Task instructions: Omit all pictures, then retype the data exactly as given.

#### Data ####

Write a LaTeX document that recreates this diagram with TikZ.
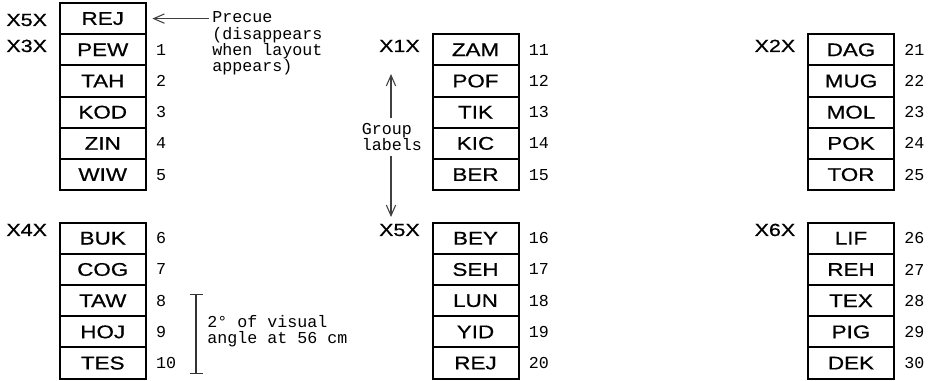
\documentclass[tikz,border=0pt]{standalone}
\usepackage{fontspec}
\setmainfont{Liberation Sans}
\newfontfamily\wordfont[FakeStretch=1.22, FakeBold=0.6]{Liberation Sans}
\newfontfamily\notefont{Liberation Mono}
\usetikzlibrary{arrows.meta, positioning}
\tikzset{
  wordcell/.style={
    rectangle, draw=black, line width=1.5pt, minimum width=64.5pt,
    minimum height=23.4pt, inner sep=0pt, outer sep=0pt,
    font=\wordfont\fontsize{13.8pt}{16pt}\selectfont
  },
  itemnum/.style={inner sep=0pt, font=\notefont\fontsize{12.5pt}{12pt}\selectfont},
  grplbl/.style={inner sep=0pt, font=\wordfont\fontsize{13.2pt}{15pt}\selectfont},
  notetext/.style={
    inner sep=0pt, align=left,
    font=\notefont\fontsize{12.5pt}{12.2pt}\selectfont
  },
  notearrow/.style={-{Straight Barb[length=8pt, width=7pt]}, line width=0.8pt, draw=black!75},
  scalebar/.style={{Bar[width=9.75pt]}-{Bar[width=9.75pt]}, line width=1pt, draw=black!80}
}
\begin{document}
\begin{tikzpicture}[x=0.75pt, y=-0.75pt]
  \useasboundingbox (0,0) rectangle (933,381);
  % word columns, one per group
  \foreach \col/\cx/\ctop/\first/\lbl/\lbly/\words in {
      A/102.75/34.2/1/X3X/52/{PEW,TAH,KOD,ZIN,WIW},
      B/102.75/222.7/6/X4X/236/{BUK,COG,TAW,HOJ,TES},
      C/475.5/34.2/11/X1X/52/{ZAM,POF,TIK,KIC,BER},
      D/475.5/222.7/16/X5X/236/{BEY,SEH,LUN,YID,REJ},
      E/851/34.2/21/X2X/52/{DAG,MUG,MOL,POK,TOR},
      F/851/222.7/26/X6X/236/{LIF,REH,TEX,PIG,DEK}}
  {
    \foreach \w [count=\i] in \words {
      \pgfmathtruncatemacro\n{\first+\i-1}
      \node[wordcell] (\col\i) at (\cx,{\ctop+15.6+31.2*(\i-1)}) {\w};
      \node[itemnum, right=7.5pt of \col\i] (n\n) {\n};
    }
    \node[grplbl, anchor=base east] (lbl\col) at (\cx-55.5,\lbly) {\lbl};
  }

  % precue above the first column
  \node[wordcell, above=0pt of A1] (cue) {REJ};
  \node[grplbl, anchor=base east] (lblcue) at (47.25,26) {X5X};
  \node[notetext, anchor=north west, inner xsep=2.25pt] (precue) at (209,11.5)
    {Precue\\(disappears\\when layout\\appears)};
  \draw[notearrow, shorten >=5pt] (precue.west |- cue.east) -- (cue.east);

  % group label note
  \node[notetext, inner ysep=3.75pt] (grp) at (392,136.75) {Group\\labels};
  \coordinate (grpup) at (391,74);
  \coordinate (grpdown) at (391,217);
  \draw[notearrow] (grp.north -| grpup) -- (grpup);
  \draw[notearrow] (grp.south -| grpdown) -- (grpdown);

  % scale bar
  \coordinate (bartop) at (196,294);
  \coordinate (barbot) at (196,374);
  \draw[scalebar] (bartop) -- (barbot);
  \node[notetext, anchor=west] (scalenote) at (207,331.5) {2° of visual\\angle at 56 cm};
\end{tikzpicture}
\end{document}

####

Response to this exercise:
Write a LaTeX document that recreates this diagram with TikZ.
\documentclass[tikz,border=0pt]{standalone}
\usepackage{fontspec}
\setmainfont{Liberation Sans}
\newfontfamily\wordfont[FakeStretch=1.22, FakeBold=0.6]{Liberation Sans}
\newfontfamily\notefont{Liberation Mono}
\usetikzlibrary{arrows.meta, positioning}
\tikzset{
  wordcell/.style={
    rectangle, draw=black, line width=1.5pt, minimum width=64.5pt,
    minimum height=23.4pt, inner sep=0pt, outer sep=0pt,
    font=\wordfont\fontsize{13.8pt}{16pt}\selectfont
  },
  itemnum/.style={inner sep=0pt, font=\notefont\fontsize{12.5pt}{12pt}\selectfont},
  grplbl/.style={inner sep=0pt, font=\wordfont\fontsize{13.2pt}{15pt}\selectfont},
  notetext/.style={
    inner sep=0pt, align=left,
    font=\notefont\fontsize{12.5pt}{12.2pt}\selectfont
  },
  notearrow/.style={-{Straight Barb[length=8pt, width=7pt]}, line width=0.8pt, draw=black!75},
  scalebar/.style={{Bar[width=9.75pt]}-{Bar[width=9.75pt]}, line width=1pt, draw=black!80}
}
\begin{document}
\begin{tikzpicture}[x=0.75pt, y=-0.75pt]
  \useasboundingbox (0,0) rectangle (933,381);
  % word columns, one per group
  \foreach \col/\cx/\ctop/\first/\lbl/\lbly/\words in {
      A/102.75/34.2/1/X3X/52/{PEW,TAH,KOD,ZIN,WIW},
      B/102.75/222.7/6/X4X/236/{BUK,COG,TAW,HOJ,TES},
      C/475.5/34.2/11/X1X/52/{ZAM,POF,TIK,KIC,BER},
      D/475.5/222.7/16/X5X/236/{BEY,SEH,LUN,YID,REJ},
      E/851/34.2/21/X2X/52/{DAG,MUG,MOL,POK,TOR},
      F/851/222.7/26/X6X/236/{LIF,REH,TEX,PIG,DEK}}
  {
    \foreach \w [count=\i] in \words {
      \pgfmathtruncatemacro\n{\first+\i-1}
      \node[wordcell] (\col\i) at (\cx,{\ctop+15.6+31.2*(\i-1)}) {\w};
      \node[itemnum, right=7.5pt of \col\i] (n\n) {\n};
    }
    \node[grplbl, anchor=base east] (lbl\col) at (\cx-55.5,\lbly) {\lbl};
  }

  % precue above the first column
  \node[wordcell, above=0pt of A1] (cue) {REJ};
  \node[grplbl, anchor=base east] (lblcue) at (47.25,26) {X5X};
  \node[notetext, anchor=north west, inner xsep=2.25pt] (precue) at (209,11.5)
    {Precue\\(disappears\\when layout\\appears)};
  \draw[notearrow, shorten >=5pt] (precue.west |- cue.east) -- (cue.east);

  % group label note
  \node[notetext, inner ysep=3.75pt] (grp) at (392,136.75) {Group\\labels};
  \coordinate (grpup) at (391,74);
  \coordinate (grpdown) at (391,217);
  \draw[notearrow] (grp.north -| grpup) -- (grpup);
  \draw[notearrow] (grp.south -| grpdown) -- (grpdown);

  % scale bar
  \coordinate (bartop) at (196,294);
  \coordinate (barbot) at (196,374);
  \draw[scalebar] (bartop) -- (barbot);
  \node[notetext, anchor=west] (scalenote) at (207,331.5) {2° of visual\\angle at 56 cm};
\end{tikzpicture}
\end{document}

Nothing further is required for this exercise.